**RECORDED INFORMATION**
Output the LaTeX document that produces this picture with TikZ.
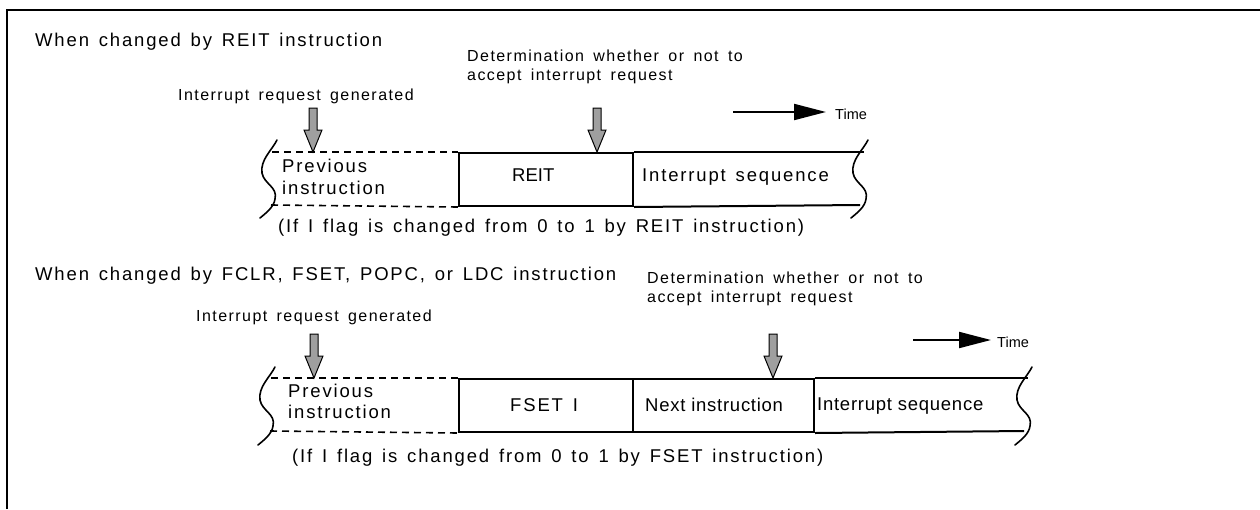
\documentclass[tikz,border=0pt]{standalone}
\usepackage{fontspec}
\setmainfont{Liberation Sans}
\newfontfamily\spacedbig{Liberation Sans}[LetterSpace=10,WordSpace=1.4]
\newfontfamily\spacedmid{Liberation Sans}[LetterSpace=4]
\newfontfamily\spacedsmall{Liberation Sans}[LetterSpace=9,WordSpace=1.6]
\usetikzlibrary{arrows.meta}
\tikzset{
  bigtxt/.style={font=\spacedbig\fontsize{18.5}{20}\selectfont, inner sep=0pt, anchor=base west},
  midtxt/.style={font=\spacedmid\fontsize{18.5}{20}\selectfont, inner sep=0pt, anchor=base west},
  smalltxt/.style={font=\spacedsmall\fontsize{16}{20}\selectfont, inner sep=0pt, anchor=base west, align=left},
  tighttxt/.style={font=\fontsize{18.5}{20}\selectfont, inner sep=0pt, anchor=base west},
  timetxt/.style={font=\fontsize{14.5}{16}\selectfont, inner sep=0pt, anchor=base west},
  cellbox/.style={draw, line width=2pt, inner sep=0pt, anchor=north west},
  boxline/.style={line width=2pt},
  dashline/.style={line width=1.6pt, dash pattern=on 7pt off 5pt},
  timearrow/.style={line width=2pt, -{Triangle[length=32pt,width=16pt]}},
  garrow/.pic={\draw[fill=gray!75, line width=1pt, line join=miter]
     (-4,-44) -- (4,-44) -- (4,-22) -- (9,-22) -- (0,0) -- (-9,-22) -- (-4,-22) -- cycle;},
  wave/.pic={\draw[line width=1.6pt, line cap=round]
     (0,0) .. controls (-5,10) and (-17,20) .. (-15,33)
           .. controls (-13,44) and (1,47) .. (-2,59)
           .. controls (-3,67) and (-11,73) .. (-17,78);}
}
\begin{document}
\begin{tikzpicture}[x=1pt,y=-1pt]
\useasboundingbox (0,0) rectangle (1260,509);
% frame
\draw[line width=2.5pt] (7,509) -- (7,10) -- (1260,10);

% ================= top section =================
\node[bigtxt] (title1) at (35,46) {When changed by REIT instruction};
\node[smalltxt] (irq1) at (178,100) {Interrupt request generated};
\node[smalltxt] (det1) at (467,80) {Determination whether or not to\\[-1pt]accept interrupt request};

\node[cellbox, minimum width=174pt, minimum height=53pt] (reit) at (458,152) {};
\node[tighttxt] (reittxt) at (512,181) {REIT};
\node[bigtxt] (seq1) at (642,181) {Interrupt sequence};
\node[bigtxt] (prev1a) at (282,172) {Previous};
\node[bigtxt] (prev1b) at (282,194) {instruction};
\node[bigtxt] (note1) at (278,232) {(If I flag is changed from 0 to 1 by REIT instruction)};

\coordinate (l1t) at (272,152);
\coordinate (l1b) at (271,205);
\coordinate (r1t) at (864,152);
\coordinate (r1b) at (860,205);
\draw[dashline] (l1t) -- (reit.north west);
\draw[dashline] (l1b) -- (reit.south west);
\draw[boxline] (reit.north east) -- (r1t);
\draw[boxline] (reit.south east) -- (r1b);
\pic at (277,140) {wave};
\pic at (868,140) {wave};

\coordinate (a1) at (313,152);
\coordinate (a2) at (597,152);
\pic at (a1) {garrow};
\pic at (a2) {garrow};

\coordinate (ts1) at (733,112);
\coordinate (te1) at (826,112);
\draw[timearrow] (ts1) -- (te1);
\node[timetxt] (time1) at (835,119) {Time};

% ================= bottom section =================
\node[bigtxt] (title2) at (35,280) {When changed by FCLR, FSET, POPC, or LDC instruction};
\node[smalltxt] (irq2) at (196,321) {Interrupt request generated};
\node[smalltxt] (det2) at (647,302) {Determination whether or not to\\[-1pt]accept interrupt request};

\node[cellbox, minimum width=174pt, minimum height=53pt] (fset) at (458,378) {};
\node[cellbox, minimum width=181pt, minimum height=53pt] (next) at (632,378) {};
\node[bigtxt] (fsettxt) at (510,411) {FSET I};
\node[midtxt] (nexttxt) at (645,411) {Next instruction};
\node[midtxt] (seq2) at (817,410) {Interrupt sequence};
\node[bigtxt] (prev2a) at (288,397) {Previous};
\node[bigtxt] (prev2b) at (288,418) {instruction};
\node[bigtxt] (note2) at (292,462) {(If I flag is changed from 0 to 1 by FSET instruction)};

\coordinate (l2t) at (271,378);
\coordinate (l2b) at (270,431);
\coordinate (r2t) at (1028,378);
\coordinate (r2b) at (1024,431);
\draw[dashline] (l2t) -- (fset.north west);
\draw[dashline] (l2b) -- (fset.south west);
\draw[boxline] (next.north east) -- (r2t);
\draw[boxline] (next.south east) -- (r2b);
\pic at (275,367) {wave};
\pic at (1032,367) {wave};

\coordinate (a3) at (314,378);
\coordinate (a4) at (773,378);
\pic at (a3) {garrow};
\pic at (a4) {garrow};

\coordinate (ts2) at (913,340);
\coordinate (te2) at (991,340);
\draw[timearrow] (ts2) -- (te2);
\node[timetxt] (time2) at (997,347) {Time};
\end{tikzpicture}
\end{document}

**EXERCISE**
Copy out every line of the material above exactly, skipping the pictures.

**FINAL RESULT**
Output the LaTeX document that produces this picture with TikZ.
\documentclass[tikz,border=0pt]{standalone}
\usepackage{fontspec}
\setmainfont{Liberation Sans}
\newfontfamily\spacedbig{Liberation Sans}[LetterSpace=10,WordSpace=1.4]
\newfontfamily\spacedmid{Liberation Sans}[LetterSpace=4]
\newfontfamily\spacedsmall{Liberation Sans}[LetterSpace=9,WordSpace=1.6]
\usetikzlibrary{arrows.meta}
\tikzset{
  bigtxt/.style={font=\spacedbig\fontsize{18.5}{20}\selectfont, inner sep=0pt, anchor=base west},
  midtxt/.style={font=\spacedmid\fontsize{18.5}{20}\selectfont, inner sep=0pt, anchor=base west},
  smalltxt/.style={font=\spacedsmall\fontsize{16}{20}\selectfont, inner sep=0pt, anchor=base west, align=left},
  tighttxt/.style={font=\fontsize{18.5}{20}\selectfont, inner sep=0pt, anchor=base west},
  timetxt/.style={font=\fontsize{14.5}{16}\selectfont, inner sep=0pt, anchor=base west},
  cellbox/.style={draw, line width=2pt, inner sep=0pt, anchor=north west},
  boxline/.style={line width=2pt},
  dashline/.style={line width=1.6pt, dash pattern=on 7pt off 5pt},
  timearrow/.style={line width=2pt, -{Triangle[length=32pt,width=16pt]}},
  garrow/.pic={\draw[fill=gray!75, line width=1pt, line join=miter]
     (-4,-44) -- (4,-44) -- (4,-22) -- (9,-22) -- (0,0) -- (-9,-22) -- (-4,-22) -- cycle;},
  wave/.pic={\draw[line width=1.6pt, line cap=round]
     (0,0) .. controls (-5,10) and (-17,20) .. (-15,33)
           .. controls (-13,44) and (1,47) .. (-2,59)
           .. controls (-3,67) and (-11,73) .. (-17,78);}
}
\begin{document}
\begin{tikzpicture}[x=1pt,y=-1pt]
\useasboundingbox (0,0) rectangle (1260,509);
% frame
\draw[line width=2.5pt] (7,509) -- (7,10) -- (1260,10);

% ================= top section =================
\node[bigtxt] (title1) at (35,46) {When changed by REIT instruction};
\node[smalltxt] (irq1) at (178,100) {Interrupt request generated};
\node[smalltxt] (det1) at (467,80) {Determination whether or not to\\[-1pt]accept interrupt request};

\node[cellbox, minimum width=174pt, minimum height=53pt] (reit) at (458,152) {};
\node[tighttxt] (reittxt) at (512,181) {REIT};
\node[bigtxt] (seq1) at (642,181) {Interrupt sequence};
\node[bigtxt] (prev1a) at (282,172) {Previous};
\node[bigtxt] (prev1b) at (282,194) {instruction};
\node[bigtxt] (note1) at (278,232) {(If I flag is changed from 0 to 1 by REIT instruction)};

\coordinate (l1t) at (272,152);
\coordinate (l1b) at (271,205);
\coordinate (r1t) at (864,152);
\coordinate (r1b) at (860,205);
\draw[dashline] (l1t) -- (reit.north west);
\draw[dashline] (l1b) -- (reit.south west);
\draw[boxline] (reit.north east) -- (r1t);
\draw[boxline] (reit.south east) -- (r1b);
\pic at (277,140) {wave};
\pic at (868,140) {wave};

\coordinate (a1) at (313,152);
\coordinate (a2) at (597,152);
\pic at (a1) {garrow};
\pic at (a2) {garrow};

\coordinate (ts1) at (733,112);
\coordinate (te1) at (826,112);
\draw[timearrow] (ts1) -- (te1);
\node[timetxt] (time1) at (835,119) {Time};

% ================= bottom section =================
\node[bigtxt] (title2) at (35,280) {When changed by FCLR, FSET, POPC, or LDC instruction};
\node[smalltxt] (irq2) at (196,321) {Interrupt request generated};
\node[smalltxt] (det2) at (647,302) {Determination whether or not to\\[-1pt]accept interrupt request};

\node[cellbox, minimum width=174pt, minimum height=53pt] (fset) at (458,378) {};
\node[cellbox, minimum width=181pt, minimum height=53pt] (next) at (632,378) {};
\node[bigtxt] (fsettxt) at (510,411) {FSET I};
\node[midtxt] (nexttxt) at (645,411) {Next instruction};
\node[midtxt] (seq2) at (817,410) {Interrupt sequence};
\node[bigtxt] (prev2a) at (288,397) {Previous};
\node[bigtxt] (prev2b) at (288,418) {instruction};
\node[bigtxt] (note2) at (292,462) {(If I flag is changed from 0 to 1 by FSET instruction)};

\coordinate (l2t) at (271,378);
\coordinate (l2b) at (270,431);
\coordinate (r2t) at (1028,378);
\coordinate (r2b) at (1024,431);
\draw[dashline] (l2t) -- (fset.north west);
\draw[dashline] (l2b) -- (fset.south west);
\draw[boxline] (next.north east) -- (r2t);
\draw[boxline] (next.south east) -- (r2b);
\pic at (275,367) {wave};
\pic at (1032,367) {wave};

\coordinate (a3) at (314,378);
\coordinate (a4) at (773,378);
\pic at (a3) {garrow};
\pic at (a4) {garrow};

\coordinate (ts2) at (913,340);
\coordinate (te2) at (991,340);
\draw[timearrow] (ts2) -- (te2);
\node[timetxt] (time2) at (997,347) {Time};
\end{tikzpicture}
\end{document}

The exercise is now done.